Washington Post questions Malaysia’s human trafficking ranking


WASHINGTON: Malaysia does not deserve to be on Tier 2 of the United States’ trafficking in persons watch list, the Washington Post says.

In an editorial on the US State Department’s study into human trafficking around the globe released last week, the Post says many questions remain about Malaysia’s fight against human trafficking.

Saying the State Department report shows “another shocking account of human rights abuses around the world”, it gives several examples of these.

It says the annual report is not only an annual chiding for countries that fail to crack down on abuse within their borders, but also an annual opportunity to demand that those countries change.

“So it is important that the report reflect reality.

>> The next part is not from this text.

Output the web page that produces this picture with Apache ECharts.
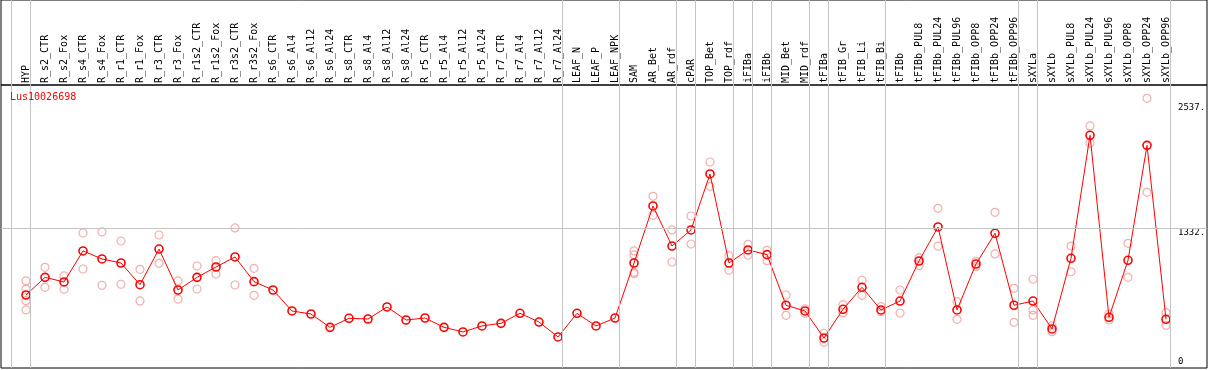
<!DOCTYPE html>
<html>
<head>
<meta charset="utf-8">
<script src="https://cdn.jsdelivr.net/npm/echarts@6/dist/echarts.min.js"></script>
<style>
html,body{margin:0;padding:0;background:#fff;}
#chart{width:1209px;height:370px;}
</style>
</head>
<body>
<div id="chart"></div>
<script>
// ---- data ----
const geneName = 'Lus10026698';
const categories = ['HYP','R_s2_CTR','R_s2_Fox','R_s4_CTR','R_s4_Fox','R_r1_CTR','R_r1_Fox','R_r3_CTR','R_r3_Fox','R_r1s2_CTR','R_r1s2_Fox','R_r3s2_CTR','R_r3s2_Fox','R_s6_CTR','R_s6_Al4','R_s6_Al12','R_s6_Al24','R_s8_CTR','R_s8_Al4','R_s8_Al12','R_s8_Al24','R_r5_CTR','R_r5_Al4','R_r5_Al12','R_r5_Al24','R_r7_CTR','R_r7_Al4','R_r7_Al12','R_r7_Al24','LEAF_N','LEAF_P','LEAF_NPK','SAM','AR_Bet','AR_rdf','cPAR','TOP_Bet','TOP_rdf','iFIBa','iFIBb','MID_Bet','MID_rdf','tFIBa','tFIB_Gr','tFIB_Li','tFIB_Bi','tFIBb','tFIBb_PUL8','tFIBb_PUL24','tFIBb_PUL96','tFIBb_OPP8','tFIBb_OPP24','tFIBb_OPP96','sXYLa','sXYLb','sXYLb_PUL8','sXYLb_PUL24','sXYLb_PUL96','sXYLb_OPP8','sXYLb_OPP24','sXYLb_OPP96'];
const means = [667,843,797,1106,1026,986,770,1125,717,843,946,1046,800,717,508,478,345,435,428,548,418,438,345,299,359,385,485,398,249,485,359,438,986,1554,1155,1315,1873,986,1116,1069,565,508,239,525,744,518,607,1006,1345,518,976,1282,565,607,329,1033,2258,445,1013,2158,425];
const replicates = [
  [807,724,611,518],[943,744],[857,724],[1285,926],[1295,764],[1205,774],[923,608],[1265,983],[807,627],[956,727],
  [1009,876],[1335,767],[933,664],[],[],[],[],[],[],[],
  [],[],[],[],[],[],[],[],[],[],
  [],[],[1106,1066,893,880],[1650,1461],[1315,996],[1454,1175],[1992,1750],[1056,913],[1172,1063],[1112,1009],
  [667,465],[530,485],[286,196],[571,491],[814,664],[551,501],[717,488],[1039,959],[1531,1155],[601,425],
  [1003,949],[1491,1076],[734,395],[824,518,465],[359,302],[1155,899],[2351,2181],[478,418],[1182,843],[2626,1690],
  [491,365]
];
const groupEnds = [-1,0,28,31,34,35,37,38,39,41,42,45,52,53,60];
const yTickValues = [0,1332,2537];
const yTickLabels = ['0','1332.','2537.'];
const refLineValue = 1332;

// ---- build ----
const X_MIN = -25/19, X_MAX = -25/19 + 1206/19;
const meanData = means.map((v,i)=>[i,v]);
const repData = [];
replicates.forEach((arr,i)=>arr.forEach(v=>repData.push([i,v])));
const sepLines = groupEnds.map(g=>({xAxis: g + 0.23}));
const grey = '#c4c4c4';
const mono = '"DejaVu Sans Mono", monospace';
const mlCommon = {silent:true, symbol:'none', label:{show:false}, animation:false,
  lineStyle:{color:grey, width:1, type:'solid'}, emphasis:{disabled:true}};

const chart = echarts.init(document.getElementById('chart'), null, {renderer:'canvas'});
chart.setOption({
  animation:false,
  backgroundColor:'#fff',
  title:{text:geneName, left:10, top:92, padding:0,
    textStyle:{color:'#ff0000', fontSize:10, fontWeight:'normal', fontFamily:mono}},
  grid:[
    {left:1, right:2, top:0, height:85, show:true, borderColor:'#000', borderWidth:1, backgroundColor:'transparent'},
    {left:1, right:2, top:85, bottom:2, show:true, borderColor:'#000', borderWidth:1, backgroundColor:'transparent'}
  ],
  xAxis:[
    {gridIndex:0, type:'value', min:X_MIN, max:X_MAX, position:'bottom',
     axisLine:{show:false}, axisTick:{show:false}, splitLine:{show:false},
     axisLabel:{show:true, inside:true, rotate:90, margin:2, fontSize:10, fontFamily:mono, color:'#000',
       customValues:categories.map((c,i)=>i), formatter:(v)=>categories[Math.round(v)]}},
    {gridIndex:1, type:'value', min:X_MIN, max:X_MAX, show:false}
  ],
  yAxis:[
    {gridIndex:0, type:'value', min:0, max:1, show:false},
    {gridIndex:1, type:'value', min:-60, max:2759, position:'right',
     axisLine:{show:false}, axisTick:{show:false}, splitLine:{show:false},
     axisLabel:{show:true, inside:true, align:'left', margin:29, fontSize:9, fontFamily:mono, color:'#000',
       customValues:yTickValues,
       formatter:(v)=>{const t=yTickLabels[yTickValues.indexOf(v)]; return v===refLineValue ? '{d|'+t+'}' : t;},
       rich:{d:{fontSize:9, fontFamily:mono, color:'#000', padding:[8,0,0,0]}}}}
  ],
  series:[
    {type:'line', xAxisIndex:0, yAxisIndex:0, data:[], silent:true,
     markLine:Object.assign({data:sepLines}, mlCommon)},
    {type:'line', xAxisIndex:1, yAxisIndex:1, data:[], silent:true,
     markLine:Object.assign({data:sepLines.concat([{yAxis:refLineValue}])}, mlCommon)},
    {type:'scatter', xAxisIndex:1, yAxisIndex:1, data:repData, symbol:'circle', symbolSize:8, z:3,
     itemStyle:{color:'rgba(0,0,0,0)', borderColor:'#f09a9a', borderWidth:1.2}},
    {type:'line', xAxisIndex:1, yAxisIndex:1, data:meanData, symbol:'circle', symbolSize:8, showAllSymbol:true, z:4,
     lineStyle:{color:'#ff0000', width:1},
     itemStyle:{color:'rgba(0,0,0,0)', borderColor:'#ff0000', borderWidth:1.6}}
  ]
});
</script>
</body>
</html>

“Last year, when Malaysia was promoted from the lowest-level Tier 3 to the Tier 2 watch list, human rights advocates said politics had snuck their way into the report; Malaysia is regarded as an important ally by the Obama administration. This year, the country stayed where last year’s rankings put it.”

The Post says that despite a reformed victim protection system, migrant workers continue to suffer on palm oil plantations and in electronics factories and that though trafficking convictions increased last year, investigations and prosecutions decreased.

“And no one has been held accountable for the mass graves found last year on the Thai border. Malaysia did not deserve a promotion last year, and it does not deserve this year to keep a prize it did not earn,” says the editorial.

The Post also takes the State Department to task for promoting Thailand to Tier 2 on the list.

“Thailand’s military government — which the United States seems keen on courting — has taken steps to clean up the country’s fishing and seafood industry. Laws are stricter, and investigations, prosecutions and convictions of traffickers have increased. But for victims, the situation on the ground seems as dire as ever. Inspection systems that look good in theory don’t work in practice: Fishing vessels are still filled with people working against their will, and government officials remain complicit in the crimes.”

The Post welcomes the demotion of Myanmar (which it continues to call Burma) and Uzbekistan to Tier 3.

It’s encouraging, it says, to see the report recognise the plight of the 1 million Rohingya in Myanmar.

“Members of the ethnic minority group were driven from their homes in 2012, and last year many died at sea trying to escape persecution. Today, they are among the most vulnerable to the sex and labour trafficking that plagues Burma even under its new democratic leadership. Relegating the country to Tier 3 was the right choice — and one that should inspire Burma to tackle abuse too long ignored. “

The Post concludes by saying countries have little incentive to curb trafficking when they are not held to account. By censuring those that condone abuse, it says, the State Department’s rankings give delinquent governments a reason to try.

It reminds the State Department: “It’s crucial that the reports get it right.”